Wednesday, 3 November 2010

Review Of 'The Cabinet Of Dr Caligari'

The Cabinet of Dr Caligari (1920)
Just as many Greek Legends, Robert Wiene’s legendary innovation ‘The Cabinet Of Dr Caligari’ is disappearing into the history books as we progress further down the years and yet this masterpiece ‘is arguably the first successful attempt to show the workings of a highly disturbed and fractured mind.’ -  Phelim O'Neill. This film has given us countless classic film within the horror genre. 'Saw',' Silence of the Lambs' and 'Frankenstein' to mention a few.

The 1920’s films are the start of the horror a genre. At starts it with a bang as the classic is clever and effect piece of artistry to ultimately play on the minds of it viewer during the 1920’s (Even the movie-goers of today). ‘The Cabinet of Dr. Caligari’ feast upon our fears of mind control and the idea of being possessed. Unmistakable in this period we’re not affected as much due to the fact this is a silent film. The story is simplistic and has the ability for us to ponder such as scary thought. The story in essence, is told as a flash by the main protagonist ‘Francis’ who tells his account of numerous murders in his town which has the correlation to the appearance of Dr. Cagliari and his Carnival show ‘Cesare’ the somnambulist . Whilst murder continues the viewer (no matter from which era) is gripped by this storyline and is eager to see what happen next. Or in this case who’s the next to ‘pop their clogs’.  Equally, the story has the typical stereotypes which are closely connected with current films (Such as the Damsel-In-Distress to the more frequently used ‘Mad-Man-Murderer’).  Nevertheless after being presented with this Elder of the Horror genre, it is to see its tools and its presentation skills in the many horror film after.

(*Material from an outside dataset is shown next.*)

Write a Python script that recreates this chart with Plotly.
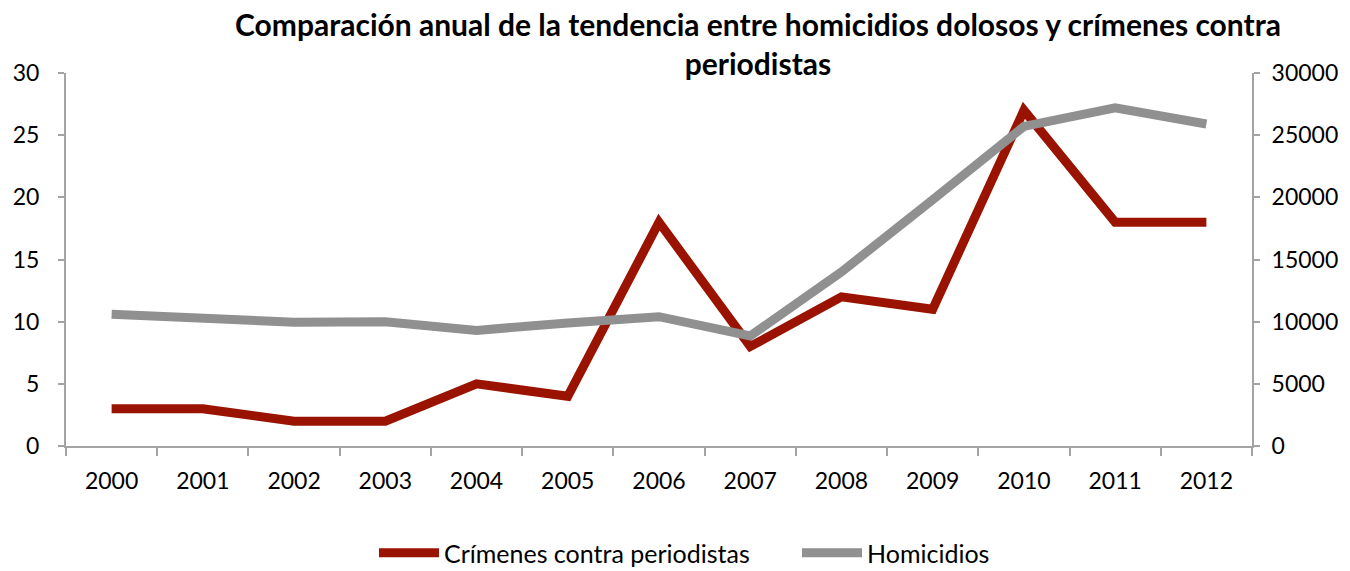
import plotly.graph_objects as go

years = [str(y) for y in range(2000, 2013)]
crimenes = [3, 3, 2, 2, 5, 4, 18, 8, 12, 11, 27, 18, 18]
homicidios = [10600, 10200, 9950, 10000, 9300, 9900, 10400, 8850, 14000, 19800, 25700, 27200, 25900]

RED = "#991300"
GRAY = "#909090"
AXIS = "#A3A3A3"
FONT = "Lato"

fig = go.Figure()
fig.add_trace(go.Scatter(x=years, y=crimenes, mode="lines", name="Crímenes contra periodistas",
                         line=dict(color=RED, width=9), yaxis="y"))
fig.add_trace(go.Scatter(x=years, y=homicidios, mode="lines", name="Homicidios",
                         line=dict(color=GRAY, width=9), yaxis="y2"))

fig.update_layout(
    width=1350, height=571,
    margin=dict(l=66, r=98, t=73, b=125),
    paper_bgcolor="white", plot_bgcolor="white",
    font=dict(family=FONT, size=23, color="black"),
    title=dict(text="<b>Comparación anual de la tendencia entre homicidios dolosos y crímenes contra<br>periodistas</b>",
               x=758/1350, xref="container", xanchor="center",
               y=1 - 36/571, yref="container", yanchor="top",
               font=dict(family=FONT, size=30, color="black")),
    xaxis=dict(type="category", range=[-0.5, 12.5], showgrid=False, showline=True,
               linecolor=AXIS, linewidth=2, ticks="outside", tickson="boundaries",
               ticklen=8, tickwidth=2, tickcolor=AXIS, ticklabelstandoff=13),
    yaxis=dict(range=[0, 30], dtick=5, showgrid=False, showline=True, linecolor=AXIS,
               linewidth=2, ticks="outside", ticklen=6, tickwidth=2, tickcolor=AXIS,
               zeroline=False, ticklabelstandoff=14),
    yaxis2=dict(range=[0, 30000], dtick=5000, overlaying="y", side="right", showgrid=False,
                showline=True, linecolor=AXIS, linewidth=2, ticks="outside", ticklen=6,
                tickwidth=2, tickcolor=AXIS, tickformat="d", zeroline=False, ticklabelstandoff=7),
    legend=dict(orientation="h", x=797/1350, xref="container", xanchor="center",
                y=18/571, yref="container", yanchor="middle",
                font=dict(family=FONT, size=25), itemwidth=60, tracegroupgap=0,
                entrywidth=348),
    showlegend=True,
)

fig.write_html("out.html", config={"displayModeBar": False},
               post_script="document.body.style.margin='0';document.body.style.overflow='hidden';")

Furthermore this Godfather of Horror is most notable the most abstract and impressionistic piece of footage to be viewed and was most defiantly making the film before it’s time. Wiene’s depiction of a ‘flashback’ was ingenious as the surrealism of the stages decor literally paints the metaphor out to us. The “flashback” set is done in German Expressionist style, with unnatural angles, exaggerated line and an overall trend towards asymmetry. In particular, in many scenes, the shadows were actually painted onto the set, such that, in certain scenes, the shadows lie in direct defiance of natural lighting. The effect creates an unnatural world, in which city officials teeter on impossibly high chairs, triangular doors open at odd angles, and buildings teeter in such a way as to defy gravity. And, worst of all, the shadows never fail, never move, giving the impression that the even the town itself has descended into madness.’ – Julia Merriam.  No doubt Wiene’s intention as the whole film is based on the final twist of Francis being the actual man, maikng the feature a another key resource which any horror director needs  to sit up and take note of, if wanting to be successful.

Being at the forefront of film ‘The Cabinet Of Dr Caligari’ is defiantly a feat in which no new film has ever beaten. Not to say films of the recent period haven’t shown a scarier film and storyline. But Robert Wiene created pretty much the ‘Big Bang’ of the horror genre with so much originality and perfection that no other horror has been made without stepping its feet on the ideas and innovations portrayed in this truly inspirational feature. ‘The Cabinet of Dr Caligari” is a landmark film, important not just to the realm of horror but also to the greater film world.’  - John Shelton. Most defiantly a fair and truthful comment as this feature is one of the founding fathers of the film that have been depicted over the years.